7. In Lawyers Collective v. Bar Council of India & Ors.49, the High Court of Bombay quashed the permission granted by the Reserve Bank of India to foreign law firms to establish their place of business in India (liaison office) under section 29 of the Foreign Exchange Regulation Act, 1973. On the issue as to whether these foreign law firms could carry on their liaison activities in India only on being enrolled as advocates under the Advocates Act, the Court held that the expression “to practice the profession of law” in section 29 of the Advocates Act is wide enough to cover the persons practising in litigious matters as well as persons practising in non-litigious matters. Therefore, to practice in non-litigious matters in India, the foreign lawyer and law firms were bound to follow the provisions contained in the Advocates Act.

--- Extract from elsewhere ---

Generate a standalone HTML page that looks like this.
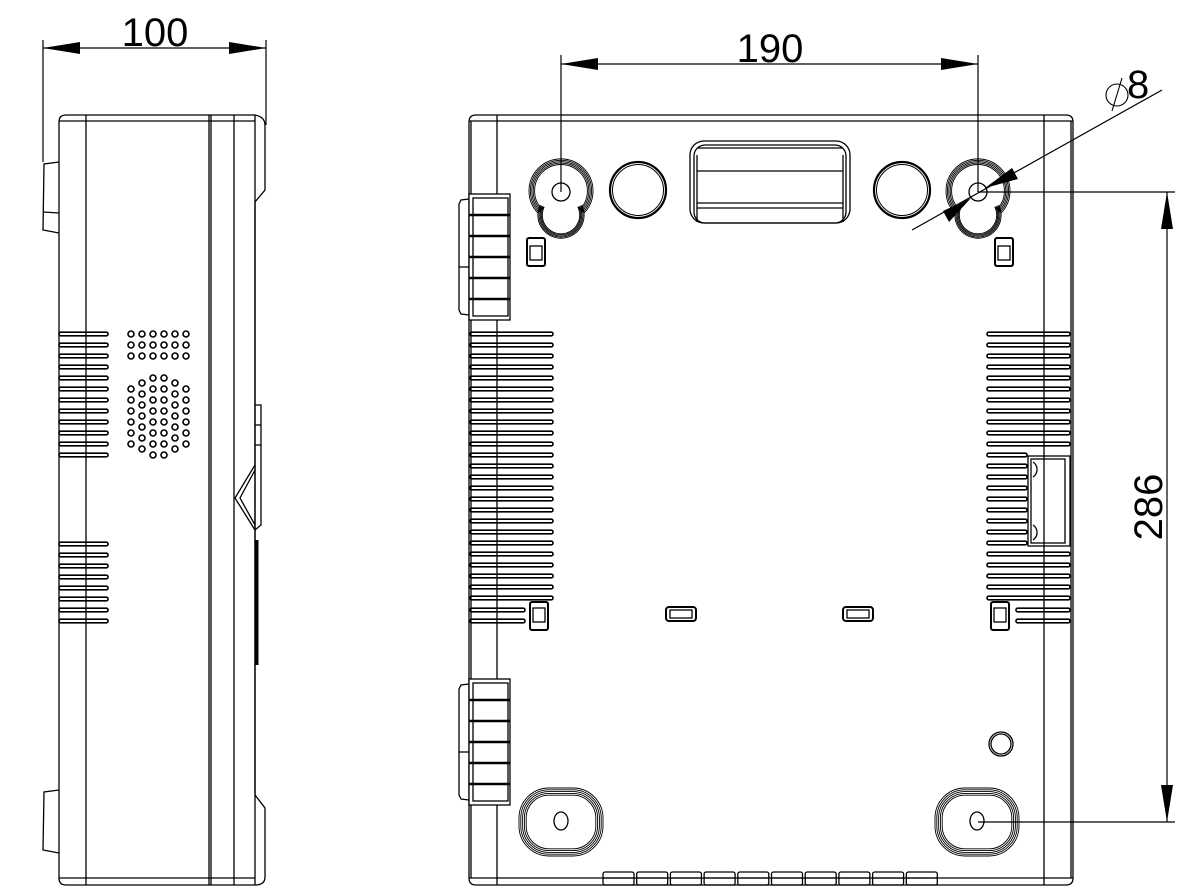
<!DOCTYPE html>
<html><head><meta charset="utf-8"><style>
html,body{margin:0;padding:0;background:#fff;}
svg{display:block;font-family:"Liberation Sans",sans-serif;}
</style></head><body>
<svg id="s" width="1190" height="895" viewBox="0 0 1190 895" xmlns="http://www.w3.org/2000/svg" fill="none" stroke="#000" stroke-width="1.3">
<path d="M59,880 L59,122 Q59,115 66,115 L255,115 Q265,117 265,125 L265,190 L255,202 L255,795 L265,808 L265,877 Q265,885 255,885 L66,885 Q59,885 59,878 Z"/>
<line x1="59" y1="121" x2="255" y2="121"/>
<line x1="59" y1="878" x2="255" y2="878"/>
<line x1="86" y1="115" x2="86" y2="885"/>
<line x1="209" y1="115" x2="209" y2="885"/>
<line x1="211" y1="115" x2="211" y2="885"/>
<line x1="234" y1="115" x2="234" y2="885"/>
<line x1="255" y1="115" x2="255" y2="885"/>
<path d="M59,162 L44,164 L43,230 L59,233"/><line x1="43" y1="212" x2="59" y2="213"/>
<path d="M59,790 L44,792 L43,850 L59,853"/>
<path d="M255,405 L261,405 L261,525 L255,530"/>
<line x1="255" y1="425" x2="261" y2="425"/><line x1="255" y1="445" x2="261" y2="445"/>
<path d="M255,465 L235,498 L255,530"/><path d="M255,470 L240,498 L255,525"/>
<line x1="257" y1="540" x2="257" y2="665" stroke-width="3"/>
<g id="lv"></g>
<g id="dots"></g>

<path d="M469,122 Q469,115 476,115 L1066,115 Q1073,115 1073,122 L1073,878 Q1073,885 1066,885 L476,885 Q469,885 469,878 Z"/>
<line x1="469" y1="121" x2="1073" y2="121"/>
<line x1="469" y1="878" x2="1073" y2="878"/>
<line x1="497" y1="115" x2="497" y2="885"/>
<line x1="1044" y1="115" x2="1044" y2="885"/>
<line x1="1071" y1="121" x2="1071" y2="878"/>
<line x1="471" y1="121" x2="471" y2="878"/>
<g id="conn"></g>
<g id="keys"></g>
<circle cx="638" cy="190" r="28" stroke-width="2.2"/><circle cx="638" cy="190" r="25.5" stroke-width="1"/>
<circle cx="902" cy="190" r="28" stroke-width="2.2"/><circle cx="902" cy="190" r="25.5" stroke-width="1"/>
<rect x="690" y="141" width="160" height="82" rx="14"/>
<rect x="694" y="145" width="152" height="78" rx="11"/>
<line x1="698" y1="148" x2="842" y2="148"/>
<line x1="697" y1="171" x2="843" y2="171"/>
<line x1="697" y1="203" x2="843" y2="203"/>
<line x1="697" y1="208" x2="843" y2="208"/>
<line x1="697" y1="155" x2="697" y2="222"/><line x1="843" y1="155" x2="843" y2="222"/>
<rect x="527" y="238" width="18" height="28" rx="2" stroke-width="2"/><rect x="530" y="246" width="12" height="14"/>
<rect x="995" y="238" width="18" height="28" rx="2" stroke-width="2"/><rect x="998" y="246" width="12" height="14"/>
<rect x="530" y="602" width="18" height="28" rx="2" stroke-width="2"/><rect x="533" y="608" width="12" height="14"/>
<rect x="991" y="602" width="18" height="28" rx="2" stroke-width="2"/><rect x="994" y="608" width="12" height="14"/>
<rect x="666" y="607" width="30" height="14" rx="3" stroke-width="2"/><rect x="670" y="610" width="22" height="8"/>
<rect x="843" y="607" width="30" height="14" rx="3" stroke-width="2"/><rect x="847" y="610" width="22" height="8"/>
<rect x="1028" y="456" width="42" height="90"/>
<rect x="1031" y="459" width="34" height="84"/>
<path d="M1033,462 A9,9 0 0 1 1033,477"/><path d="M1033,525 A9,9 0 0 1 1033,540"/>
<g id="rv"></g>
<g id="bm"></g>
<circle cx="1001" cy="744" r="12"/><circle cx="1001" cy="744" r="10"/>
<g id="tabs"></g>

<g stroke-width="1.2">
<line x1="43" y1="40" x2="43" y2="162"/><line x1="266" y1="40" x2="266" y2="125"/>
<line x1="43" y1="48" x2="266" y2="48"/>
<line x1="561" y1="55" x2="561" y2="192"/><line x1="978" y1="55" x2="978" y2="192"/>
<line x1="561" y1="64" x2="978" y2="64"/>
<line x1="978" y1="192" x2="1175" y2="192"/><line x1="978" y1="822" x2="1175" y2="822"/>
<line x1="1167" y1="192" x2="1167" y2="822"/>
<line x1="912" y1="230" x2="1162" y2="90"/>
</g>
<g fill="#000" stroke="none">
<polygon points="43,48 80,42 80,54"/><polygon points="266,48 229,42 229,54"/>
<polygon points="561,64 598,58 598,70"/><polygon points="978,64 941,58 941,70"/>
<polygon points="1167,192 1161,229 1173,229"/><polygon points="1167,822 1161,785 1173,785"/>
<polygon points="985,188 1012,168 1018,179"/><polygon points="971,198 943,211 949,222"/>
</g>
<g fill="#000" stroke="none" font-size="40">
<text x="155" y="46" text-anchor="middle">100</text>
<text x="770" y="62" text-anchor="middle">190</text>
<text transform="translate(1162,507) rotate(-90)" text-anchor="middle">286</text>
<text x="1127" y="98" font-size="40">8</text>
</g>
<g stroke-width="1.1"><circle cx="1117" cy="95" r="11"/><line x1="1112" y1="111" x2="1122" y2="78"/></g>
</svg>
<script>
var NS="http://www.w3.org/2000/svg";
function el(p,t,a){var e=document.createElementNS(NS,t);for(var k in a)e.setAttribute(k,a[k]);document.getElementById(p).appendChild(e);return e;}
function slot(p,x1,x2,y){el(p,"rect",{x:x1,y:y-1.8,width:x2-x1,height:3.6,rx:1.6,"stroke-width":1.6});}
for(var i=0;i<12;i++)slot("lv",59,108,334+i*11);
for(var i=0;i<8;i++)slot("lv",59,108,544+i*11);
var dx=[131,142,153,164,175,186];
for(var r=0;r<3;r++)for(var c=0;c<6;c++)el("dots","circle",{cx:dx[c],cy:334+r*11,r:3,"stroke-width":1.6});
var colRows=[[389,400,411,422,433,444],[383,394,405,416,427,438,449],[378,389,400,411,422,433,444,455]];
var pattern=[0,1,2,2,1,0];
for(var c=0;c<6;c++){var rows=colRows[pattern[c]];for(var r=0;r<rows.length;r++)el("dots","circle",{cx:dx[c],cy:rows[r],r:3,"stroke-width":1.6});}
for(var i=0;i<25;i++){var y=334+i*11;slot("rv",470,553,y);var xe=(y>452&&y<548)?1027:1070;slot("rv",987,xe,y);}
slot("rv",470,525,610);slot("rv",470,525,621);slot("rv",1016,1070,610);slot("rv",1016,1070,621);
[[194,320],[679,805]].forEach(function(c){
 var a=c[0],b=c[1];
 el("conn","rect",{x:469,y:a,width:41,height:b-a,fill:"#fff"});
 el("conn","rect",{x:473,y:a+4,width:35,height:b-a-8});
 el("conn","path",{d:"M469,"+(a+5)+" L461,"+(a+6)+" L459,"+(a+10)+" L459,"+(b-10)+" L461,"+(b-6)+" L469,"+(b-5)});
 el("conn","line",{x1:459,y1:(a+b)/2+10,x2:469,y2:(a+b)/2+10});
 var h=(b-a)/6;
 for(var i=1;i<6;i++)el("conn","line",{x1:469,y1:a+i*h,x2:510,y2:a+i*h,"stroke-width":2.4});
});
[561,978].forEach(function(cx){
 var cy=191;
 for(var k=0;k<5;k++){var R=32-k*1.4;
  var lx=cx-R*0.72, ly=cy+R*0.69, rx=cx+R*0.72;
  var sc=cy+24; var sr=Math.sqrt(Math.pow(R*0.72,2)+Math.pow(sc-ly,2))-k*0.3;
  var d="M"+lx+","+ly+" A"+R+","+R+" 0 1 1 "+rx+","+ly+" L"+(cx+sr*0.9)+","+(sc-sr*0.43)+" A"+sr+","+sr+" 0 0 1 "+(cx-sr*0.9)+","+(sc-sr*0.43)+" Z";
  // fix: sweep downward
  d="M"+lx+","+ly+" A"+R+","+R+" 0 1 1 "+rx+","+ly+" L"+(cx+sr*0.9)+","+(sc-sr*0.43)+" A"+sr+","+sr+" 0 0 1 "+(cx-sr*0.9)+","+(sc-sr*0.43)+" Z";
  d=d.replace(/ 0 0 1 /," 0 0 1 ");
  var p="M"+lx+","+ly+" A"+R+","+R+" 0 1 1 "+rx+","+ly+" L"+(cx+sr*0.9)+","+(sc-sr*0.43)+" A"+sr+","+sr+" 0 0 1 "+(cx-sr*0.9)+","+(sc-sr*0.43)+" Z";
  p="M"+lx+","+ly+" A"+R+","+R+" 0 1 1 "+rx+","+ly+" L"+(cx+sr*0.9)+","+(sc-sr*0.43)+" A"+sr+","+sr+" 0 1 1 "+(cx-sr*0.9)+","+(sc-sr*0.43)+" Z";
  el("keys","path",{d:p,"stroke-width":0.9});}
 el("keys","circle",{cx:cx,cy:192,r:9});
});
[561,977].forEach(function(cx){
 for(var k=0;k<5;k++){var o=k*1.8;el("bm","rect",{x:cx-42+o,y:788+o,width:84-2*o,height:68-2*o,rx:30-o,"stroke-width":0.9});}
 el("bm","ellipse",{cx:cx,cy:821,rx:7,ry:9});
});
for(var i=0;i<10;i++){var x=603+i*33.7;el("tabs","rect",{x:x,y:872,width:31,height:13,rx:2});el("tabs","line",{x1:x,y1:878,x2:x+31,y2:878});}
</script>
</body></html>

8. The judgment referred to hereinabove was challenged before the Supreme Court in Bar Council of India v. A K Balaji & Ors. 50 , wherein the Supreme Court granted leave and maintained the interim order passed on 4 July 2012, which reads as under:
“In the meanwhile, it is clarified that Reserve Bank of India shall not grant any permission to the foreign law firms to open liaison offices in India under section 29 of the Foreign Exchange Regulation Act, 1973. It is also clarified that the expression “to practice the profession of law” under section 29 of the Advocates Act, 1961 covers the persons practicing litigious matters as well as non-litigious matters other than contemplated in para 63(ii) of the impugned order and, therefore, to practice in non-litigious matters in India the foreign law firms, by whatever name called or described, shall be bound to follow the provisions contained in the Advocates Act, 1961.”.
9. In view of the developments that have taken place, if the foreign law firms are not allowed to take part in negotiations, settling up documents and arbitrations in India, it may have a counter-productive effect on the policy of the government to make India a hub of International Arbitration. In this regard, it may be stated that many arbitrations with Indian Judges and Lawyers as Arbitrators are held outside India, where both foreign and Indian Law Firms advise their clients. If foreign law firms are denied entry to deal with arbitrations in India, then India may lose many of the arbitrations to Singapore, Paris and London. It may be contrary to the declared policy of the government and against the national interest. With this in view and judgement of the High Courts, the Law Commission considers it necessary to have enabling provisions in the Advocates Act which will enable the Bar Council of India to frame rules to recognise and register foreign law firms and lawyers in India, as and when a decision is taken in this regard, particularly in view of the reciprocity provisions.